Ben Moore didn’t think much of the dried peaches and plums that his grandmother, a Swedish immigrant, made as snacks when he was growing up in central California. A fourth-generation farmer, Moore remembers that she would pick whatever fruit got missed after the crews had harvested, slice them, and dry them on the roof in redwood raisin trays.
“She tried drying cactus,” Moore recalls of her zeal for preserving. “Her motto was ‘waste not, want not.’”
But waste increasingly became a fact of farming life as Ben grew older, to the point where he was working as a driver, hauling fruit from farms in the area and dumping truckloads of slightly less than perfect peaches for them. “I was eating them like crazy, so I went back to her recipe book,” says Moore.
The dried fruit industry in the United States has become pretty, well, dry in recent years.

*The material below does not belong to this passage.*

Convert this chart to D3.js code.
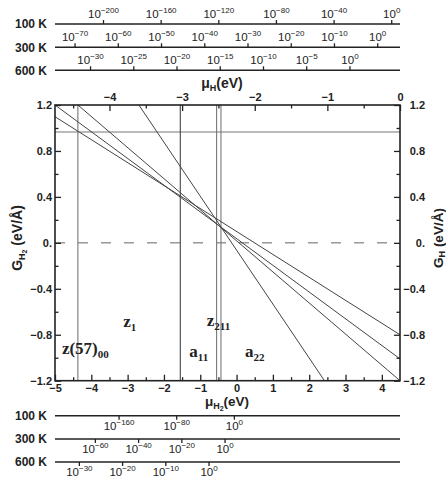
<!DOCTYPE html>
<html>
<head>
<meta charset="utf-8">
<script src="https://cdn.jsdelivr.net/npm/d3@7"></script>
<style>
body { margin: 0; background: #fff; }
svg { display: block; font-family: "Liberation Sans", Arial, sans-serif; }
</style>
</head>
<body>
<svg width="446" height="477"></svg>
<script>
// ---- chart data ----
const xTicks = [-5, -4, -3, -2, -1, 0, 1, 2, 3, 4];
const xMinor = [-4.5, -3.5, -2.5, -1.5, -0.5, 0.5, 1.5, 2.5, 3.5];
const xTopTicks = [-4, -3, -2, -1, 0];
const xTopMinor = [-4.5, -3.5, -2.5, -1.5, -0.5];
const yTicks = [-1.2, -0.8, -0.4, 0, 0.4, 0.8, 1.2];
const yTickLabels = ["\u22121.2", "\u22120.8", "\u22120.4", "0.", "0.4", "0.8", "1.2"];
const yMinor = [-1, -0.6, -0.2, 0.2, 0.6, 1];

const tempLabels = ["100 K", "300 K", "600 K"];
const temps = [100, 300, 600];
// chemical potential where p = 10^0 on each pressure scale
const topZero = [-0.114, -0.307, -0.689];
const topExps = [
    [-200, -160, -120, -80, -40, 0],
    [-70, -60, -50, -40, -30, -20, -10, 0],
    [-30, -25, -20, -15, -10, -5, 0]
];
const bottomZero = [-0.061, -0.317, -0.758];
const bottomExps = [
    [-160, -80, 0],
    [-60, -40, -20, 0],
    [-30, -20, -10, 0]
];

// G lines, [mu_H2, G] end points
const slopedLines = [
    [[-5, 1.2], [4.5, -1.01]],
    [[-5, 1.098], [4.5, -0.80]],
    [[-4.37, 1.2], [4.5, -1.2]],
    [[-2.69, 1.2], [2.42, -1.2]]
];
const verticalLines = [-4.37, -1.55, -0.55, -0.43];
const verticalDark = [false, true, false, false];
const horizontalLine = 0.965;

const regionNames = [["z(57)", "00"], ["z", "1"], ["z", "211"], ["a", "11"], ["a", "22"]];
const regionAnchors = [[-4.81, -0.965], [-3.12, -0.73], [-0.82, -0.728], [-1.30, -0.99], [0.234, -0.99]];

// ---- layout ----
const svg = d3.select("svg");
const L = 55, R = 400, T = 105, B = 380.7;
const kB = 8.617e-5;

const x = d3.scaleLinear().domain([-5, 4.5]).range([L, R]);
const xTop = d3.scaleLinear().domain([-4.75, 0]).range([L, R]);
const y = d3.scaleLinear().domain([-1.2, 1.2]).range([B, T]);

svg.append("rect").attr("width", 446).attr("height", 477).attr("fill", "#fff");

svg.append("clipPath").attr("id", "plot")
    .append("rect").attr("x", L).attr("y", T).attr("width", R - L).attr("height", B - T);

const plot = svg.append("g").attr("clip-path", "url(#plot)");

// zero dashed line
plot.append("line")
    .attr("x1", L).attr("x2", R).attr("y1", y(0)).attr("y2", y(0))
    .attr("stroke", "#666").attr("stroke-width", 1).attr("stroke-dasharray", "10,13");

plot.append("line")
    .attr("x1", L).attr("x2", R).attr("y1", y(horizontalLine)).attr("y2", y(horizontalLine))
    .attr("stroke", "#777").attr("stroke-width", 1.2);

plot.selectAll(".vline").data(verticalLines).join("line")
    .attr("x1", d => x(d)).attr("x2", d => x(d)).attr("y1", T).attr("y2", B)
    .attr("stroke", (d, i) => verticalDark[i] ? "#444" : "#777")
    .attr("stroke-width", 1.1);

const line = d3.line().x(d => x(d[0])).y(d => y(d[1]));
plot.selectAll(".sline").data(slopedLines).join("path")
    .attr("d", line).attr("fill", "none").attr("stroke", "#444").attr("stroke-width", 1);

// ---- axes ----
const numFont = g => g.selectAll("text")
    .attr("font-size", 11).attr("font-weight", "bold").attr("fill", "#222")
    .attr("font-family", "Liberation Sans, Arial, sans-serif");
const clean = g => { g.select(".domain").remove(); g.selectAll("line").attr("stroke", "#222").attr("stroke-width", 1.3); };

svg.append("g").attr("transform", `translate(0,${B})`)
    .call(d3.axisBottom(x).tickValues(xTicks).tickSizeInner(-6).tickSizeOuter(0).tickPadding(4)
        .tickFormat(d => d < 0 ? "\u2212" + Math.abs(d) : d))
    .call(clean).call(numFont);
svg.append("g").attr("transform", `translate(0,${B})`)
    .call(d3.axisBottom(x).tickValues(xMinor).tickSizeInner(-3.5).tickSizeOuter(0).tickFormat(""))
    .call(clean);

svg.append("g").attr("transform", `translate(0,${T})`)
    .call(d3.axisTop(xTop).tickValues(xTopTicks).tickSizeInner(-6).tickSizeOuter(0).tickPadding(4)
        .tickFormat(d => d < 0 ? "\u2212" + Math.abs(d) : d))
    .call(clean).call(numFont);
svg.append("g").attr("transform", `translate(0,${T})`)
    .call(d3.axisTop(xTop).tickValues(xTopMinor).tickSizeInner(-3.5).tickSizeOuter(0).tickFormat(""))
    .call(clean);

svg.append("g").attr("transform", `translate(${L},0)`)
    .call(d3.axisLeft(y).tickValues(yTicks).tickSizeInner(-6).tickSizeOuter(0).tickPadding(3)
        .tickFormat((d, i) => yTickLabels[i]))
    .call(clean).call(numFont);
svg.append("g").attr("transform", `translate(${L},0)`)
    .call(d3.axisLeft(y).tickValues(yMinor).tickSizeInner(-3.5).tickSizeOuter(0).tickFormat(""))
    .call(clean);

const right = svg.append("g").attr("transform", `translate(${R},0)`)
    .call(d3.axisRight(y).tickValues(yTicks).tickSizeInner(-6).tickSizeOuter(0).tickPadding(25)
        .tickFormat((d, i) => yTickLabels[i]))
    .call(clean).call(numFont);
right.selectAll("text").attr("text-anchor", "end");
svg.append("g").attr("transform", `translate(${R},0)`)
    .call(d3.axisRight(y).tickValues(yMinor).tickSizeInner(-3.5).tickSizeOuter(0).tickFormat(""))
    .call(clean);

svg.append("rect").attr("x", L).attr("y", T).attr("width", R - L).attr("height", B - T)
    .attr("fill", "none").attr("stroke", "#222").attr("stroke-width", 1.6);

// ---- axis titles ----
const title = (t, parts) => {
    parts.forEach(p => {
        t.append("tspan").attr("font-size", p[1]).attr("dy", p[2]).text(p[0]);
    });
    return t;
};
title(svg.append("text").attr("x", 222).attr("y", 88).attr("text-anchor", "middle")
    .attr("font-weight", "bold").attr("fill", "#222"),
    [["\u03bc", 14, 0], ["H", 9, 3], ["(eV)", 14, -3]]);
title(svg.append("text").attr("x", 227).attr("y", 406).attr("text-anchor", "middle")
    .attr("font-weight", "bold").attr("fill", "#222"),
    [["\u03bc", 13.5, 0], ["H", 9, 3], ["2", 7, 2], ["(eV)", 13.5, -5]]);
title(svg.append("text").attr("transform", "translate(22,238) rotate(-90)").attr("text-anchor", "middle")
    .attr("font-weight", "bold").attr("fill", "#222"),
    [["G", 14, 0], ["H", 9, 3], ["2", 7, 2], [" (eV/\u00c5)", 14, -5]]);
title(svg.append("text").attr("transform", "translate(442.5,238) rotate(-90)").attr("text-anchor", "middle")
    .attr("font-weight", "bold").attr("fill", "#222"),
    [["G", 13.5, 0], ["H", 9, 2.5], [" (eV/\u00c5)", 13.5, -2.5]]);

// ---- region labels ----
regionNames.forEach((n, i) => {
    const t = svg.append("text")
        .attr("x", x(regionAnchors[i][0])).attr("y", y(regionAnchors[i][1]))
        .attr("font-family", "Liberation Serif, Times New Roman, serif")
        .attr("font-weight", "bold").attr("fill", "#222");
    t.append("tspan").attr("font-size", 17).text(n[0]);
    t.append("tspan").attr("font-size", 11).attr("dy", 4).text(n[1]);
});

// ---- pressure scales ----
function pressureRow(yPos, label, T0, zero, exps, muScale, below) {
    const perDecade = kB * T0 * Math.LN10;
    const p = d3.scaleLinear().domain([0, 1]).range([zero, zero + perDecade]);
    const g = svg.append("g");
    g.append("line").attr("x1", L).attr("x2", R).attr("y1", yPos).attr("y2", yPos)
        .attr("stroke", "#222").attr("stroke-width", 1.6);
    g.append("text").attr("x", 47).attr("y", yPos + 4.3).attr("text-anchor", "end")
        .attr("font-size", 12).attr("font-weight", "bold").attr("fill", "#222").text(label);
    const ticks = g.selectAll(".pt").data(exps).join("g")
        .attr("transform", e => `translate(${muScale(p(e))},${yPos})`);
    ticks.append("line").attr("y1", 0).attr("y2", below ? 4 : -4)
        .attr("stroke", "#222").attr("stroke-width", 1.3);
    const t = ticks.append("text").attr("text-anchor", "middle")
        .attr("y", below ? 14 : -6).attr("fill", "#222");
    t.append("tspan").attr("font-size", 11.5).text("10");
    t.append("tspan").attr("font-size", 8).attr("dy", -5)
        .text(e => e < 0 ? "\u2212" + Math.abs(e) : e);
}

const topRowsY = [24, 47.3, 70.3];
const bottomRowsY = [415.7, 439, 462];
temps.forEach((T0, i) => {
    pressureRow(topRowsY[i], tempLabels[i], T0, topZero[i], topExps[i], xTop, false);
    pressureRow(bottomRowsY[i], tempLabels[i], T0, bottomZero[i], bottomExps[i], x, true);
});
</script>
</body>
</html>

Two years later, in 2019, Moore launched the Ugly Company, selling pastel-colored pouches of dried peaches, nectarines, plums, cherries, mangoes, and kiwis that would otherwise go to waste. He estimates the company has prevented three million pounds of fruit from being wasted in 2023, and it’s on track to save twenty million pounds total by 2025. It hasn’t been easy to refashion fruit that was meant to be eaten fresh for dried production; one of the biggest challenges has been removing stickers. And unlike many other brands, the Ugly Co.’s dried fruit contains no added sugars or additives, like sulfur dioxide, which is often used to preserve the color of dried fruit but which some people may be sensitive to. That’s why Moore says their dried apricots are more tangy and not as bright orange as imported dried apricots from Turkey, which typically have sulfur dioxide.

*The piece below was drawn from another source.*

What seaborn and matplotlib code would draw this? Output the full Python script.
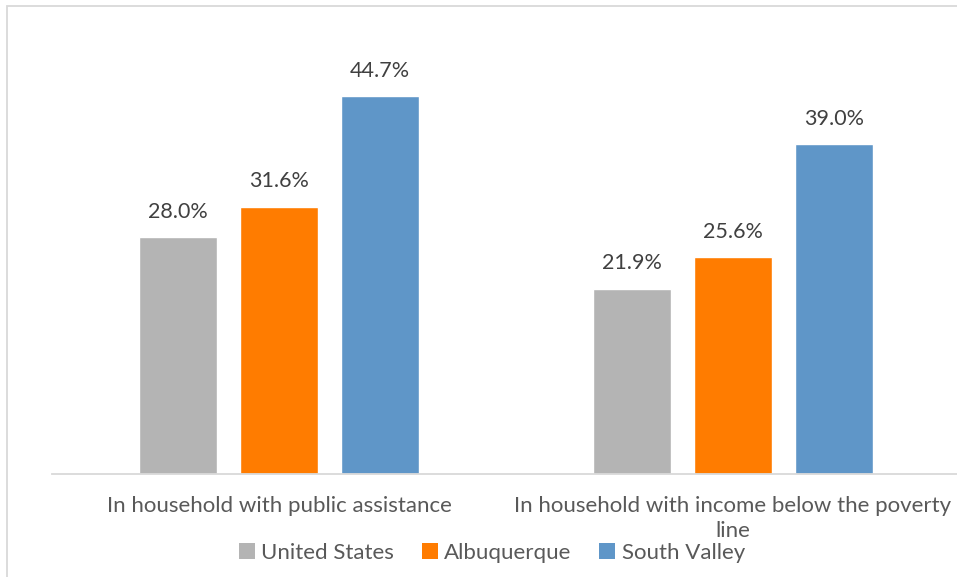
import matplotlib
matplotlib.use("Agg")
import matplotlib.pyplot as plt
import seaborn as sns
import pandas as pd
from matplotlib.patches import Rectangle, Patch

categories = ["In household with public assistance",
              "In household with income below the poverty\nline"]
series = ["United States", "Albuquerque", "South Valley"]
us_values = [28.0, 21.9]
abq_values = [31.6, 25.6]
sv_values = [44.7, 39.0]
colors = ["#B4B4B4", "#FF7C00", "#5F96C8"]

rows = []
for s, vals in zip(series, [us_values, abq_values, sv_values]):
    for c, v in zip(categories, vals):
        rows.append({"category": c, "series": s, "value": v})
df = pd.DataFrame(rows)

sns.set_theme(style="white")
plt.rcParams["font.family"] = ["Lato", "DejaVu Sans"]

W, H = 957, 577
fig = plt.figure(figsize=(W / 100, H / 100), dpi=100)
ax = fig.add_axes([52 / W, (H - 474) / H, (960 - 52) / W, (474 - 51) / H])

sns.barplot(data=df, x="category", y="value", hue="series", palette=colors,
            hue_order=series, order=categories, width=0.667, gap=0.22,
            saturation=1, ax=ax, legend=False)

for cont in ax.containers:
    ax.bar_label(cont, labels=[f"{v:.1f}%" for v in cont.datavalues],
                 padding=11, fontsize=15.5, color="#404040")

ax.set_ylim(0, 50)
ax.set_xlim(-0.5, 1.5)
ax.set_xlabel("")
ax.set_ylabel("")
ax.set_yticks([])
for side in ["top", "right", "left"]:
    ax.spines[side].set_visible(False)
ax.spines["bottom"].set_color("#D9D9D9")
ax.spines["bottom"].set_linewidth(1.3)
ax.tick_params(axis="x", length=0, pad=16, labelsize=16, labelcolor="#595959")
for lbl in ax.get_xticklabels():
    lbl.set_verticalalignment("top")
    lbl.set_linespacing(1.3)

handles = [Patch(facecolor=c, edgecolor="none", label=s) for s, c in zip(series, colors)]
fig.legend(handles=handles, loc="center", bbox_to_anchor=(492 / W, (H - 553) / H),
           ncol=3, frameon=False, fontsize=16, labelcolor="#595959",
           handlelength=0.7, handleheight=0.7, handletextpad=0.3,
           columnspacing=1.25, borderaxespad=0)

fig.patches.append(Rectangle((7 / W, -0.1), 1.2, (H - 6) / H + 0.1,
                             transform=fig.transFigure, fill=False,
                             edgecolor="#D9D9D9", linewidth=1.3))

fig.savefig("out.png", dpi=100)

Moore credits living abroad while he was in the army—in South America, Europe, and Africa—with giving him more perspective about food waste. According to the US Department of Agriculture, a staggering 30 to 40 percent of food produced in the United States is wasted. In other parts of the world, a less consolidated agriculture industry helps ensure that more second-best or third-best fruits are sold.
There’s a rich tradition of making and eating dried fruits in other countries as well. While working as a trader in the freight market, Raffi Vartanian frequently traveled to Afghanistan and became enthralled by its culture—especially its food. If he was invited into someone’s home in Kabul, he was always greeted with an ornate tray holding various dried fruits and a pot of cardamom-scented green tea: fruits like white mulberries from the Hindu Kush mountains, flattened discs of whole, chewy figs, and long, juicy golden raisins. The latter are made from a green variety of grapes that are dried in the shade, so they hold more residual moisture and sugar than your average raisin. “You have this almost gummy-bear flavor and strawberry and honey—it’s so delicious,” says Vartanian of the golden raisins, which are called kishmish in Afghanistan.

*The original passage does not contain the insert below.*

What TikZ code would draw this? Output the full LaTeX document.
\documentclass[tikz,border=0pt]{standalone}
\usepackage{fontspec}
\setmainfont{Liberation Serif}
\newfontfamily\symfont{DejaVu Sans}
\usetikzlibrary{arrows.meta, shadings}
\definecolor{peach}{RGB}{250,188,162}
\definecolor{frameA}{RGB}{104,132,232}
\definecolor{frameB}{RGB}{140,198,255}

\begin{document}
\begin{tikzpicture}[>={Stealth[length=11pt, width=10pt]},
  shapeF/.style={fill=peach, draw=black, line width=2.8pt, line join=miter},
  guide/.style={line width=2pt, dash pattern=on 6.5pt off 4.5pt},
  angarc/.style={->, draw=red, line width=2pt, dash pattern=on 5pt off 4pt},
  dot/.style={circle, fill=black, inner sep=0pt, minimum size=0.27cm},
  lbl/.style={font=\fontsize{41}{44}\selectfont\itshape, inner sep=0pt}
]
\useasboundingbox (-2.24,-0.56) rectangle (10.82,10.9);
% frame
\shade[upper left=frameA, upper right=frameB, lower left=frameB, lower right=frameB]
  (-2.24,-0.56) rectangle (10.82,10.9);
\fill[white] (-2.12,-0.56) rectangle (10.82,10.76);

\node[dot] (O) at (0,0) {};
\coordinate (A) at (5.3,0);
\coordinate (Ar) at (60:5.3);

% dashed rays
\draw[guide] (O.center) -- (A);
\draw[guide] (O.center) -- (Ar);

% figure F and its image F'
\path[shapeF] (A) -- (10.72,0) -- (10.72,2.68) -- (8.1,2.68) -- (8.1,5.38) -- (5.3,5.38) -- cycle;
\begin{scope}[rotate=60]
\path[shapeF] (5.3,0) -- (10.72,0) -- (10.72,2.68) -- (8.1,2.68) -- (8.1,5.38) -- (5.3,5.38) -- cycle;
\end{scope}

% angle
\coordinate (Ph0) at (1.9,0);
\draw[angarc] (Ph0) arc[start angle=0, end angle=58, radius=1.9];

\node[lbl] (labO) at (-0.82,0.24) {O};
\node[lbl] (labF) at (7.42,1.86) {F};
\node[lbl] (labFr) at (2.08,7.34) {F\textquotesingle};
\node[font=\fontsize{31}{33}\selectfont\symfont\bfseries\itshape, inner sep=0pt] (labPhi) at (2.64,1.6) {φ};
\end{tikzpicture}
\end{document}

The more Vartanian ate Afghanistan’s dried fruits and nuts, the more excited he became about bringing them to new customers—through an ethical supply chain, cutting out the various middlemen that typically eat away at producers’ profits. Together with Patrick Johnson, then working in development for Cummins, he launched Ziba Foods in 2018. The cofounders hope to shake up a sleepy snack food category with limited-run dried fruits like herati plums, heirloom Afghan almond varieties, and unique nuts like sweet apricot kernels, the likes of which neither had seen while growing up in the United States. In doing so, they hope to help lift Afghanistan’s dried fruit and nut industry, which was historically a strong global player but has floundered after decades of war. Like the Ugly Co.’s dried fruit, theirs are made without added sugars or preservatives. “A lot of people don’t like raisins, and nine times out of ten, we get a convert,” says Vartanian.
Farmers are particularly vulnerable to the whims of global trade, as you can’t just halt production on fields of ripening fruit. That was the crisis in 2021 for Taiwanese pineapple farmers when China imposed a politically motivated ban on Taiwanese pineapple imports, leaving an industry dependent on that market in the lurch. As the Taiwanese government urged the public to buy up the excess, eating pineapples became an act of national pride. But for Taiwanese people living abroad?
“We wanted to support the farmers, but there’s no way for us to bring the fresh fruit over [to the United States] despite lots of people wanting to buy it,” says Lillian Lin, co-owner of Yun Hai, a Taiwanese specialty food and kitchenware importer based in New York.
The brand had already been hoping to sell Taiwanese dried fruit. Grown in the tropical sun, fresh fruit is flavorful and well-loved on the island; according to Yun Hai co-owner Lisa Cheng Smith, people there just have higher standards when it comes to dried fruit as well. On travels back and forth from her home in New York, Cheng Smith observed other tourists stuffing their suitcases with Taiwanese dried fruits as souvenirs: “I was like, ‘Oh, Japan is onto Taiwanese dried fruit, and the United States is just not there yet.”’
Lin, who was in Taiwan at the time, connected small fruit farmers with a regional dried fruit producer, and Yun Hai launched a Kickstarter campaign to start selling dried Taiwanese Golden Diamond pineapples, Irwin mangoes, and Pearl guavas in dried form. It was funded by almost ten times its $12,000 goal. Yun Hai continues to sell iconic Taiwanese dried fruit, including wax apples and green mangoes—the latter made from a Taiwanese variety of mango that is harvested underripe, because it’s pruned from the trees earlier. “We call it nature’s sour gummy—it’s so zingy, [like] Sour Patch Kids,” says Cheng Smith.
The pruned green mangoes are traditionally eaten in Taiwan in a number of ways in addition to being dried; you could pickle them with sugar and salt and chop them up and eat them on shaved ice. “That’s old-school, like our grandparents’ era,” says Lin.
The green mangoes and guavas are the only dried fruits from Yun Hai that have added sugar and salt, and none have preservatives. Like the Ugly Co. and Ziba Foods, they’re sold in opaque, airtight plastic sachets to help keep them shelf-stable for months, though they’re best enjoyed as soon as possible.
“It’s harvested while it’s pretty ripe, so it has that very deep aroma you get when you eat the core of the mango, because the fruit is ripening from the inside out,” says Lin of the dried Irwin mango from Yun Hai. “So it’s juicy and tender, not all dry, papery, and sad.”